• **YOUR TASK**: Return, without pictures, the lines from the start of the data through the one that contains "plt.rcParams['font.size'] = 7.5".

☆ ☆ ☆ ☆

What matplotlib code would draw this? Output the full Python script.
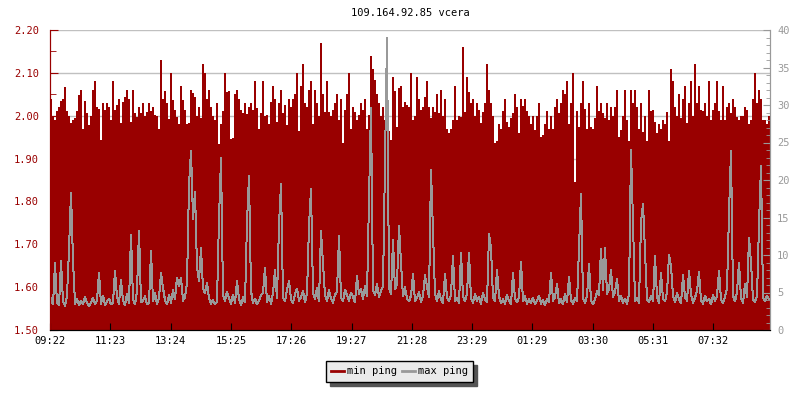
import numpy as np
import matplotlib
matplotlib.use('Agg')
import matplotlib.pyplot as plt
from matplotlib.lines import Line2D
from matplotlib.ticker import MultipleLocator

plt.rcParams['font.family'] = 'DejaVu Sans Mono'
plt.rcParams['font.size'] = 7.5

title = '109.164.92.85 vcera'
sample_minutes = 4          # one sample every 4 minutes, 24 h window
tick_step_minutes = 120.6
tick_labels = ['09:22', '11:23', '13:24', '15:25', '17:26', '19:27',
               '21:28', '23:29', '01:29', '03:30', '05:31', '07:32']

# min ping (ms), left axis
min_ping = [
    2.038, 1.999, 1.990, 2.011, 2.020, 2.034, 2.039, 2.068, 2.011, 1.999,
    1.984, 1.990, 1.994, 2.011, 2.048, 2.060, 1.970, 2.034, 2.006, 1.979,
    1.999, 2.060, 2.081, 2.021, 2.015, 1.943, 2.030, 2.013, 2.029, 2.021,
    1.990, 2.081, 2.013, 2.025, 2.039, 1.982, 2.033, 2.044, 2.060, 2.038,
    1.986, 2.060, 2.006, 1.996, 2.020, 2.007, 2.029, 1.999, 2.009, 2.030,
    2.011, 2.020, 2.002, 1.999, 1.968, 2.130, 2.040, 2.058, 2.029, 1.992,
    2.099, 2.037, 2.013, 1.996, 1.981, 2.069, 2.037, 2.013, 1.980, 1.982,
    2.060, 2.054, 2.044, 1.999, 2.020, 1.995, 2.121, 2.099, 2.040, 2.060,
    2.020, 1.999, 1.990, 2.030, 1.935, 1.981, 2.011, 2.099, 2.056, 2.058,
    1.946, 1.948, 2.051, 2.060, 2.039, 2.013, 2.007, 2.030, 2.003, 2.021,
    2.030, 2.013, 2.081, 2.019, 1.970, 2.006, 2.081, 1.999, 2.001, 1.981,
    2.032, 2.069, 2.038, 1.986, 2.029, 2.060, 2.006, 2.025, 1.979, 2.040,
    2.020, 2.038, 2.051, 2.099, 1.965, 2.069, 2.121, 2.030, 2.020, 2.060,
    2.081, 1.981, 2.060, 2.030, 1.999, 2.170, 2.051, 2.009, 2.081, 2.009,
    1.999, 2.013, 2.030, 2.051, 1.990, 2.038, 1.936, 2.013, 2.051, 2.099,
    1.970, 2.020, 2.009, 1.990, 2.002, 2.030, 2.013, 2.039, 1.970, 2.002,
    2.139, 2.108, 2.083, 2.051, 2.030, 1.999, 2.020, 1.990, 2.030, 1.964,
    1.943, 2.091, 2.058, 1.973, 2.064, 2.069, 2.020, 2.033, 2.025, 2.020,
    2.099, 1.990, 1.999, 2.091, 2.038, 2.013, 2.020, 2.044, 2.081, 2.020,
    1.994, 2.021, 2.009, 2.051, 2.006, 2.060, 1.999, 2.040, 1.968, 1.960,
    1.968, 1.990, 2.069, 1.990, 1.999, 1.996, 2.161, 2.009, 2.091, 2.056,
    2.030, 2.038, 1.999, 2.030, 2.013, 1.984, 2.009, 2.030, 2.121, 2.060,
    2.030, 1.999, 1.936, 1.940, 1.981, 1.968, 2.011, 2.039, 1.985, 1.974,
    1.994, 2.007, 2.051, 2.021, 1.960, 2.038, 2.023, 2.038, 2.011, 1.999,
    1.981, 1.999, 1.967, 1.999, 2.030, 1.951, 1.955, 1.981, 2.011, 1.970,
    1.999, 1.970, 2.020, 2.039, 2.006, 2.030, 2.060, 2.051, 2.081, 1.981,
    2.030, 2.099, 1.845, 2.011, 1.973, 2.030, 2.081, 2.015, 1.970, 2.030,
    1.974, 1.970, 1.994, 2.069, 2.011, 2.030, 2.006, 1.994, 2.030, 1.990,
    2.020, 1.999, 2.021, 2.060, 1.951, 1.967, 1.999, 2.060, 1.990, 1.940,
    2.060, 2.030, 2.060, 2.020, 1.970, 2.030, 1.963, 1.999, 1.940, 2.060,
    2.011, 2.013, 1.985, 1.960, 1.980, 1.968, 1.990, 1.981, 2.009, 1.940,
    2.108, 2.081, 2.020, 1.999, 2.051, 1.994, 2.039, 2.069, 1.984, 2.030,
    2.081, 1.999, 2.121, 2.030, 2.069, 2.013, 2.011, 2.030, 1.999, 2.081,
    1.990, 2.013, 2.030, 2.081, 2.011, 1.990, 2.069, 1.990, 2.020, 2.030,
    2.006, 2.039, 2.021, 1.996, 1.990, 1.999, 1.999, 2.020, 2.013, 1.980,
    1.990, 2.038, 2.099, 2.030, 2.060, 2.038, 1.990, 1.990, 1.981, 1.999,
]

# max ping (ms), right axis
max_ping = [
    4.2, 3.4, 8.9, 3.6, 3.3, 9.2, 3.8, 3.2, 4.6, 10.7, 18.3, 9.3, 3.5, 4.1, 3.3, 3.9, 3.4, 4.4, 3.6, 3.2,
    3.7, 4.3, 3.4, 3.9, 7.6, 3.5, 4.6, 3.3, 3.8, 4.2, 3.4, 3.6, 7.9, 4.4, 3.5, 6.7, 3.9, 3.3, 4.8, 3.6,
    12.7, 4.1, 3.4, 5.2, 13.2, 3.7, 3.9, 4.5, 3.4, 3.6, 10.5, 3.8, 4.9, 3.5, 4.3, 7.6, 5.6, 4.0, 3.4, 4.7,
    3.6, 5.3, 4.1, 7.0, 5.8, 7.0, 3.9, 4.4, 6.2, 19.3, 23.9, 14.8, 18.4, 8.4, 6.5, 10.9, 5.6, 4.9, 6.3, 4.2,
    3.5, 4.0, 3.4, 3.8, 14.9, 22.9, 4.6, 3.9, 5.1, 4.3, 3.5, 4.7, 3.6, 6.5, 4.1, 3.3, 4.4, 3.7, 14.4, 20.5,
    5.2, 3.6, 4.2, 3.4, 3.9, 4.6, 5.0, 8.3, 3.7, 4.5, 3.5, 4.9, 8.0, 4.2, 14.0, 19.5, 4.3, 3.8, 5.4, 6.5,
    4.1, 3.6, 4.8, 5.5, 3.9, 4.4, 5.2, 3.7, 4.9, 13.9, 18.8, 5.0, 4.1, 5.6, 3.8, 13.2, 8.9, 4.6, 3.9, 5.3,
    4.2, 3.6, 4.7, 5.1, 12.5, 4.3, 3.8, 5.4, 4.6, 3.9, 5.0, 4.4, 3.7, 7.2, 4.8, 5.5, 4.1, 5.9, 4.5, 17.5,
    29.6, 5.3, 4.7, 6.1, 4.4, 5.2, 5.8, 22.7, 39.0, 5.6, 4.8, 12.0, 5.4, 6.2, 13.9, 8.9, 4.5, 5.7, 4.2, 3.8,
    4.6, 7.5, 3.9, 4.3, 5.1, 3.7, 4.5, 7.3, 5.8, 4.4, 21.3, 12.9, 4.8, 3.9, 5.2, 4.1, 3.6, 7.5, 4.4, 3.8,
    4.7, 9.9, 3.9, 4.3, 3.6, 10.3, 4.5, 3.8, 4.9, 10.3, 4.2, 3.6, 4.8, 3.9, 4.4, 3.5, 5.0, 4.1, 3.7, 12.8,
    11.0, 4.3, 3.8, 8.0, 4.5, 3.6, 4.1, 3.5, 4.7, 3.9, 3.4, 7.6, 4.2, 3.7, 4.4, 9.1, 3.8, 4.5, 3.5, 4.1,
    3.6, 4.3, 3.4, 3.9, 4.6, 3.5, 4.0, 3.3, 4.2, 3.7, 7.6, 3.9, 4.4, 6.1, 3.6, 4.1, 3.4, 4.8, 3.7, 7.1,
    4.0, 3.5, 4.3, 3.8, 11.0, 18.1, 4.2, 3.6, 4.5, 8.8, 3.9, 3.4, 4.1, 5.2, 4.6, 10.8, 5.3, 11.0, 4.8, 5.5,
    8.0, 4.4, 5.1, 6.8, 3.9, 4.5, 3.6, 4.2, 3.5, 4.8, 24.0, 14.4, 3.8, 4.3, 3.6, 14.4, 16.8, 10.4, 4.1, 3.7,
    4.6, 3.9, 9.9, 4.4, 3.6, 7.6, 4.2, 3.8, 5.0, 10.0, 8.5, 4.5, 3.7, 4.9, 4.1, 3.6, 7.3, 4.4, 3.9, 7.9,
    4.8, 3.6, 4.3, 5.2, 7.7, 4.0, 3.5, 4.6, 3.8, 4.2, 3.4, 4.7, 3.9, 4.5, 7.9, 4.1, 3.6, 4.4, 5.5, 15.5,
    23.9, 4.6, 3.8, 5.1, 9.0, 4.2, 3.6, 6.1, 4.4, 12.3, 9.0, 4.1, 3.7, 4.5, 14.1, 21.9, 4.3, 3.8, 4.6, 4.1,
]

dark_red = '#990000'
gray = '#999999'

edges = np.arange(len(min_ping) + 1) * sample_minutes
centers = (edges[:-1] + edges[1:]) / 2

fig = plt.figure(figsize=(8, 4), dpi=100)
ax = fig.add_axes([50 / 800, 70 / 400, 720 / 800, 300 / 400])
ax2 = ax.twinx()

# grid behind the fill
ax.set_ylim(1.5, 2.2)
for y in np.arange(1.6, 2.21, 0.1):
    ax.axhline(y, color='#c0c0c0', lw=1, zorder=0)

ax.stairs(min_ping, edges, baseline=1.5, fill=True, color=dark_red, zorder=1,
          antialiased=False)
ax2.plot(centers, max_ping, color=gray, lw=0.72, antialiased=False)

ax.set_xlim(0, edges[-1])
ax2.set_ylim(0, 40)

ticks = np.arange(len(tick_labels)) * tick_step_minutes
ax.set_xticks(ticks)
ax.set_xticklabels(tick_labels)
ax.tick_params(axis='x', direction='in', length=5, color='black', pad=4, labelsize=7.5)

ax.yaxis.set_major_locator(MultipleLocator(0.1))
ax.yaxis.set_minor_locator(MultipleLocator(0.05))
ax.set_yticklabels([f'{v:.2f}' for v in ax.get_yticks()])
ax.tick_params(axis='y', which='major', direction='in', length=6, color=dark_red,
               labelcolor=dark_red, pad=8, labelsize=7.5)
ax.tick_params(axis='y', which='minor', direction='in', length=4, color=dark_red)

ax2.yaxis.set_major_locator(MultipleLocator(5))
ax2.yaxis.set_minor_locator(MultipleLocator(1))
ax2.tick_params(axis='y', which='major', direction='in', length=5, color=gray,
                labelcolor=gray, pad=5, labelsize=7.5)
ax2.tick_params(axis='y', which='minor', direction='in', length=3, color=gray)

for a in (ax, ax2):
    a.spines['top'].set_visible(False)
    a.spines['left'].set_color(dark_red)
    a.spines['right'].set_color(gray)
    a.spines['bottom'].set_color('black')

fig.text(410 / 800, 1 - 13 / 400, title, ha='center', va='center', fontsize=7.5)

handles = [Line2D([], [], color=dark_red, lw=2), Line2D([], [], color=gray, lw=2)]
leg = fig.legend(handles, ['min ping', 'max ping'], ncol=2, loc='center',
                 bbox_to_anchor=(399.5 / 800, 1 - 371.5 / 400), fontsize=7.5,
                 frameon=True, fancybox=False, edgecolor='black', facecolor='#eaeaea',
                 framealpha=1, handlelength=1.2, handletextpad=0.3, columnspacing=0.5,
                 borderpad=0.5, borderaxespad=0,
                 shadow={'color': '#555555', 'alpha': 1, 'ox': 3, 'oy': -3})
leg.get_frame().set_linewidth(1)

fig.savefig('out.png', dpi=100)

☆ ☆ ☆ ☆

• **ANSWER TO THE EXERCISE**:
What matplotlib code would draw this? Output the full Python script.
import numpy as np
import matplotlib
matplotlib.use('Agg')
import matplotlib.pyplot as plt
from matplotlib.lines import Line2D
from matplotlib.ticker import MultipleLocator

plt.rcParams['font.family'] = 'DejaVu Sans Mono'
plt.rcParams['font.size'] = 7.5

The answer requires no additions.